::: SUPPLIED INFORMATION :::
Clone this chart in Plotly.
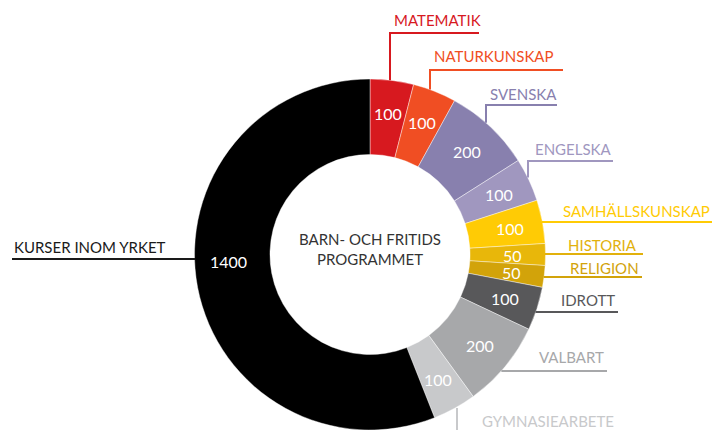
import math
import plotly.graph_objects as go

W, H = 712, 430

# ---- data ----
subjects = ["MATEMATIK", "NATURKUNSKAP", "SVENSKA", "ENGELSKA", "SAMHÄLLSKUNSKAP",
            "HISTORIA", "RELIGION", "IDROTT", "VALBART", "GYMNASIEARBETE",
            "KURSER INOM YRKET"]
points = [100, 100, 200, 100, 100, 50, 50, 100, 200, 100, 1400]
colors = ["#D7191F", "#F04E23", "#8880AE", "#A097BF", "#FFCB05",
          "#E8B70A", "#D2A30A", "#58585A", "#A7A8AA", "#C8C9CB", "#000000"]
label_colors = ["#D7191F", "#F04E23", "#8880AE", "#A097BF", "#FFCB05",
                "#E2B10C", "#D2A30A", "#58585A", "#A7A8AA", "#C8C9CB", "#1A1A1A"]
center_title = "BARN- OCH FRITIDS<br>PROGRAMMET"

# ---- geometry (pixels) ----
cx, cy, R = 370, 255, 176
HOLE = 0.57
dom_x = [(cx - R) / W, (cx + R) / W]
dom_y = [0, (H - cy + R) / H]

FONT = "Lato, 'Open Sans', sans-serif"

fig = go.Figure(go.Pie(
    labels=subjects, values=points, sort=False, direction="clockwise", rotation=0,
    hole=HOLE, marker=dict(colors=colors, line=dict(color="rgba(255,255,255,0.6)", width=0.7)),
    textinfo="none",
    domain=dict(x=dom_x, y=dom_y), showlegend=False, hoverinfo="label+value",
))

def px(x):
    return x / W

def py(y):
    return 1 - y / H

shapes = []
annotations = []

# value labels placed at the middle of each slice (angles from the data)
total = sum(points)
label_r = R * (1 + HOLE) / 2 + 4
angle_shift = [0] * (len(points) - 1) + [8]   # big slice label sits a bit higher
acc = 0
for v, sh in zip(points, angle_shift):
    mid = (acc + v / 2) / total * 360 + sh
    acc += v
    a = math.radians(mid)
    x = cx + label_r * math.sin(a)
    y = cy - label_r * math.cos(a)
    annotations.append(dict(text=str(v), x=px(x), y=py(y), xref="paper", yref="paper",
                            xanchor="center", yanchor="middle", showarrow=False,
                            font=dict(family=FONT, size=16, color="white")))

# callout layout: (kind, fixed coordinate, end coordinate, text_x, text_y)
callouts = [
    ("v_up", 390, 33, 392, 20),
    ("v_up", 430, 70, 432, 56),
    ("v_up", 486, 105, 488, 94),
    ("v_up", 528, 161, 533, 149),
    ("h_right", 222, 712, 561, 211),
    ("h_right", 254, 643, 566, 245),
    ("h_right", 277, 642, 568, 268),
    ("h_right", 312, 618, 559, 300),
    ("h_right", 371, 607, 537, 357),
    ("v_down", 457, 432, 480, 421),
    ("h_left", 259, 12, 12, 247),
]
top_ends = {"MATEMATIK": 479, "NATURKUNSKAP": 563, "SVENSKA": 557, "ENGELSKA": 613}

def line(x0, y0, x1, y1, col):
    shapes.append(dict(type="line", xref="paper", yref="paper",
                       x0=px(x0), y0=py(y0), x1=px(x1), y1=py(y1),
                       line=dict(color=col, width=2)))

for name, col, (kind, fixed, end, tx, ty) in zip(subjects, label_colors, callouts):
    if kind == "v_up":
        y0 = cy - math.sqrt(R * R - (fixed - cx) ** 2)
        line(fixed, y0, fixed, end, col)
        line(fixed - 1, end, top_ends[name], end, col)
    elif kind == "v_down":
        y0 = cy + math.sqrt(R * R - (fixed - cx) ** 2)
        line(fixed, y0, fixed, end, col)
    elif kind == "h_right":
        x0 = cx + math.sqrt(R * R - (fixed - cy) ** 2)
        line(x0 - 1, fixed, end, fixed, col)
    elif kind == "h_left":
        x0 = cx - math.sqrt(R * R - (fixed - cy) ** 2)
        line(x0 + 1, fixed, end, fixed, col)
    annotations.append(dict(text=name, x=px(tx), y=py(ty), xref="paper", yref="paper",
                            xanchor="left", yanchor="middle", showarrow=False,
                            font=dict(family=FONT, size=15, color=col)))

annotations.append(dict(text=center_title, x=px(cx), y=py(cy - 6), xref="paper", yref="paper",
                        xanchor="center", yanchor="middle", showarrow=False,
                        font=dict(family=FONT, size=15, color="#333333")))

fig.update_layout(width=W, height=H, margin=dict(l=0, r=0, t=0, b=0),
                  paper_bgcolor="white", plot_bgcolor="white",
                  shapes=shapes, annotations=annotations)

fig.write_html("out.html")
:::
STATED TASK: Return, unchanged, the lines from the first line of the material through the line that holds "W, H = 712, 430", inclusive, omitting pictures.

TASK OUTPUT:
Clone this chart in Plotly.
import math
import plotly.graph_objects as go

W, H = 712, 430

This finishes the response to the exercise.